* Begin *

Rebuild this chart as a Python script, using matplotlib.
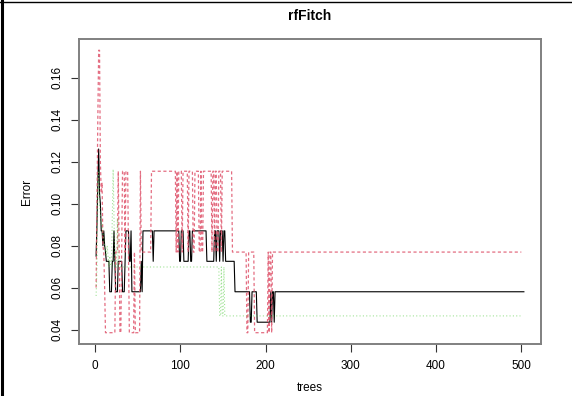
import matplotlib
matplotlib.use("Agg")
import matplotlib.pyplot as plt
from matplotlib.lines import Line2D
import numpy as np

# error rates per number of trees, stored as (value, run length) pairs
oob_vals = [0.075, 0.09, 0.11, 0.126, 0.105, 0.10, 0.087, 0.08, 0.087, 0.08, 0.077,
            0.0725, 0.058, 0.0725, 0.087, 0.0725, 0.058, 0.0725, 0.058, 0.0725, 0.087,
            0.0725, 0.087, 0.058, 0.0725, 0.058, 0.087, 0.0725, 0.087, 0.0725, 0.087,
            0.0725, 0.087, 0.0725, 0.087, 0.0725, 0.087, 0.0725, 0.087, 0.0725, 0.087,
            0.0725, 0.087, 0.0725, 0.058, 0.0435, 0.058, 0.0435, 0.058, 0.0435, 0.058,
            0.0435, 0.058]
oob_runs = [1, 1, 1, 1, 1, 1, 2, 1, 1, 1, 1,
            4, 3, 2, 1, 1, 3, 5, 3, 1, 4,
            2, 1, 11, 1, 1, 12, 1, 30, 2, 3,
            6, 2, 2, 17, 9, 2, 1, 3, 1, 3,
            1, 2, 11, 18, 2, 6, 16, 1, 1, 2,
            1, 293]

cls1_vals = [0.06, 0.10, 0.14, 0.173, 0.12, 0.105, 0.11, 0.08, 0.0769, 0.06, 0.0385,
             0.0769, 0.1154, 0.0769, 0.0385, 0.0769, 0.1154, 0.0769, 0.1154, 0.0769,
             0.0385, 0.0769, 0.0385, 0.1154, 0.0769, 0.1154, 0.0769, 0.1154, 0.0769,
             0.1154, 0.0769, 0.1154, 0.0769, 0.1154, 0.0769, 0.1154, 0.0769, 0.1154,
             0.0769, 0.1154, 0.0769, 0.1154, 0.0769, 0.1154, 0.0769, 0.1154, 0.0769,
             0.1154, 0.0769, 0.0385, 0.0769, 0.0385, 0.0769, 0.0385, 0.0769, 0.0385,
             0.0769]
cls1_runs = [1, 1, 1, 2, 1, 1, 1, 1, 1, 1, 12,
             3, 1, 1, 2, 1, 3, 1, 3, 1,
             6, 1, 6, 1, 12, 29, 1, 1, 1,
             4, 1, 6, 1, 5, 2, 5, 2, 1,
             2, 10, 1, 2, 1, 2, 2, 3, 1,
             12, 17, 2, 7, 16, 1, 1, 2, 1,
             293]

cls2_vals = [0.056, 0.07, 0.11, 0.115, 0.10, 0.095, 0.09, 0.086, 0.083, 0.08, 0.078,
             0.075, 0.08, 0.075, 0.0698, 0.075, 0.0698, 0.093, 0.1163, 0.093, 0.0698,
             0.093, 0.0698, 0.0465, 0.0698, 0.0465, 0.0698, 0.0465]
cls2_runs = [1, 1, 1, 1, 1, 1, 2, 1, 1, 1, 1,
             1, 1, 1, 1, 1, 2, 1, 1, 1, 3,
             1, 119, 2, 1, 2, 1, 348]

oob = np.repeat(oob_vals, oob_runs)
cls1 = np.repeat(cls1_vals, cls1_runs)
cls2 = np.repeat(cls2_vals, cls2_runs)
trees = np.arange(1, len(oob) + 1)

fig = plt.figure(figsize=(5.72, 3.96), dpi=100)
ax = fig.add_axes([79 / 572, 52 / 396, 462 / 572, 305 / 396])

ax.plot(trees, oob, color="black", lw=0.8, zorder=3)
ax.plot(np.arange(1, len(cls1) + 1), cls1, color="#DF536B", lw=0.9,
        dashes=(2.5, 2.0), alpha=0.85, zorder=4)
ax.plot(np.arange(1, len(cls2) + 1), cls2, color="#61D04F", lw=0.8,
        dashes=(1, 2), alpha=0.6, zorder=5)

lo = min(oob.min(), cls1.min(), cls2.min())
hi = max(oob.max(), cls1.max(), cls2.max())
pad = 0.04 * (hi - lo)
ax.set_ylim(lo - pad, hi + pad)
xpad = 0.04 * (trees[-1] - 1)
ax.set_xlim(1 - xpad, trees[-1] + xpad)

font = ["Liberation Sans", "DejaVu Sans"]
ax.set_xticks([0, 100, 200, 300, 400, 500])
ax.set_yticks([0.04, 0.06, 0.08, 0.10, 0.12, 0.14, 0.16])
ax.set_yticklabels(["0.04", "0.06", "0.08", "0.10", "0.12", "0.14", "0.16"],
                   rotation=90, va="center")
ax.tick_params(direction="out", length=5.5, width=0.8, color="#333333",
               labelsize=8.5, pad=6)
for lab in ax.get_xticklabels() + ax.get_yticklabels():
    lab.set_family(font)
for s in ax.spines.values():
    s.set_color("#808080")
    s.set_linewidth(1.4)

ax.set_title("rfFitch", fontsize=10, fontweight="bold", family=font, pad=14)
ax.set_xlabel("trees", fontsize=8.5, family=font, labelpad=7)
ax.set_ylabel("Error", fontsize=8.5, family=font, labelpad=13)

# frame fragments at the image border
fig.add_artist(Line2D([0.003, 0.003], [0, 1], color="black", lw=2.2,
                      transform=fig.transFigure))
fig.add_artist(Line2D([0, 1], [0.996, 0.996], color="black", lw=1.0,
                      transform=fig.transFigure))

fig.savefig("out.png", dpi=100)
plt.close(fig)
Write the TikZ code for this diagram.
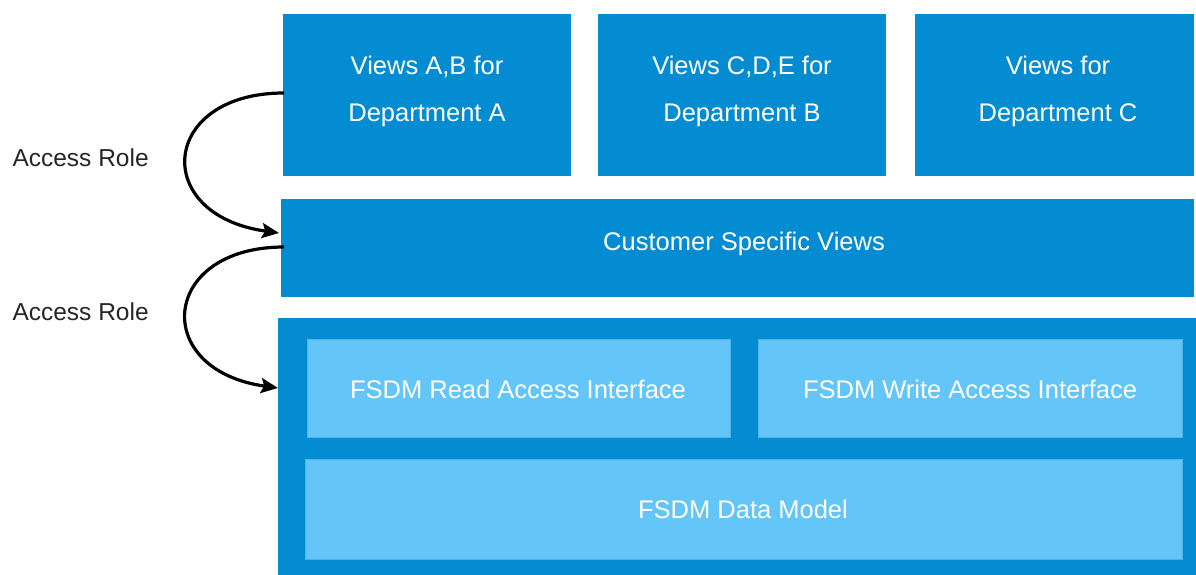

* End *

◆ Task directions ◆
Look through the entries above and report each line where the string "this" occurs.

◆ The completed task ◆
Rebuild this chart as a Python script, using matplotlib.
Write the TikZ code for this diagram.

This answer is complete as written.